Yes, I know.

The deep state is a feeble concept.

It is a paranoid fantasy that presupposes a dark power operating far below the surface of the visible state.

It is a hazy notion best suited for stoking conspiracy theories, as in Turkey, where it connotes a military and security apparatus supposedly conspiring against the elected government.

And it is not hard to imagine Recep Tayyip Erdogan, were he to be brought down by a coup that actually succeeded, or Donald Trump, if subjected to impeachment proceedings following the midterm elections, exclaiming disingenuously on Twitter that the deep state had done him in.

And yet…

I pored over, last week, the prepublication excerpts from Bob Woodward’s book—whose title seems a conjunction of “fury” and “Lear”—that depict an odd strain of resistance pitting the apparatus of American government against the whims, fantasies, and rages of a Shakespearean president writ small.

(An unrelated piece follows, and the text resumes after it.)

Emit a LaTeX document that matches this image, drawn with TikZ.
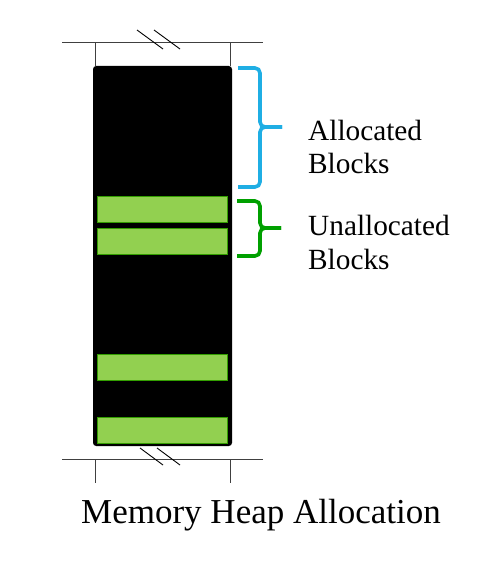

I took in the astounding anonymous piece penned in the New York Times by a “senior official in the Trump administration” who identified himself as a member of the “quiet resistance within the administration of people choosing to put country first” in order to “preserve our democratic institutions” in the face of the erratic decisions of the commander in chief.

And in my mind I replayed the overwhelming images from the funeral of John McCain, that American great, who pulled off the feat of gathering about his remains in Washington’s National Cathedral every honest (or at least normal) steward of the American state. True images do not require interpreters, and singularly so when the image is historic, but, from honorable Democrats to decent Republicans, from Barack Obama to George W. Bush (rehabilitated by contrast with the present occupant of the White House), from public servants of all persuasions (possibly including the author of the anonymous op-ed, who, like a sort of Fantômas or masked avenger, may well have been there, anonymous amid the throng of mourners), from neo-cons to neo-progs, from academic aristocrats to all those who, regardless of their political affiliation, refuse to make a game of love of country and the deep interests of the United States—all were present, all, as if to express their muted opposition to the testosterone-addled child president, who was off playing golf.

So call it what you will.

Instead of deep state, one might opt for “deep nation.”

One might refer to the great American political culture—with its better angels reawakened, as they often are, by death and grief.

Or one might speak of the enlightened segment of a technocracy that we thought to be amnesiac, planed down by norms, fanatic about accounting lines, and obsessed with economistic smoothing, but which, in the expanding desert, is one of the last places where some concern for the public good survives.

The result is there to see.

If President Strangelove has not yet launched a nuclear attack on Iran…

If he has been content thus far to preen with similarly hypercoiffed Kim Jong-un…

If the letter in which he was to inform the South Koreans of his decision to disrupt relations with them did not arrive because it inexplicably went missing at the last minute…

If Trump’s troupe has not won more decisively beyond the borders of the United States, if the unprecedentedly populous parade of dim-witted Grand Guignol politicians popping up in Italy, Turkey, Hungary, Poland, Sweden, and Brexit-bound Britain, if the epidemic of madness (truly, madness) blowing down the corridors of power and across the world stage has not yet extended its ravages quite as far as it might have…

If Matteo Salvini hesitates to pull Italy out of the European Union and the euro zone, if Erdogan has not yet added to his Ottoman Versailles a replica of the Conciergerie in which to jail the last of Turkey’s democrats, if Viktor Orban delays reconstituting the Iron Guard and Jarosław Kaczynski’s clique has not yet mandated the wearing of hair shirts in Poland’s schools, if Britain’s Boris Johnson has had to throw in the towel and disappear, at least temporarily…

If, in a word, rational argument has not yet yielded entirely to invective, diplomacy to expletives, planning to drunken caprice, if the great symphony of nations has not yet become a din of pots and pans, if the contemplative chess matches that made up the Great Game of planetary strategy have not yet turned into duels with lines of coke or crack—in short, if the nutcases who govern two-thirds of the planet have not all kicked over the table and if the global political clowns have for the moment settled for saying “Stop me before I do something I’ll regret,” it is thanks to this deep state.

That may not be very democratic.

And it will not reassure those who confuse love of the agora with idolatry of the people and hatred for elites.

But in this precarious time when the world seems not only unhinged but in free fall, confronted with the circus that politics has become in nearly every corner of the world, where even at the highest levels we see the triumph of slurs, taunts, insults, hatred, nastiness, and vulgarity, in the face of warlords and would-be kings whose steroid-swollen speeches and rabble-rousing slogans are tearing the social fabric to bloody shreds, there remain these: the steadying power of institutional memory; phantom politics in the same sense as a phantom limb; fragments of high culture and of yesterday’s democratic genius. And those are saving graces.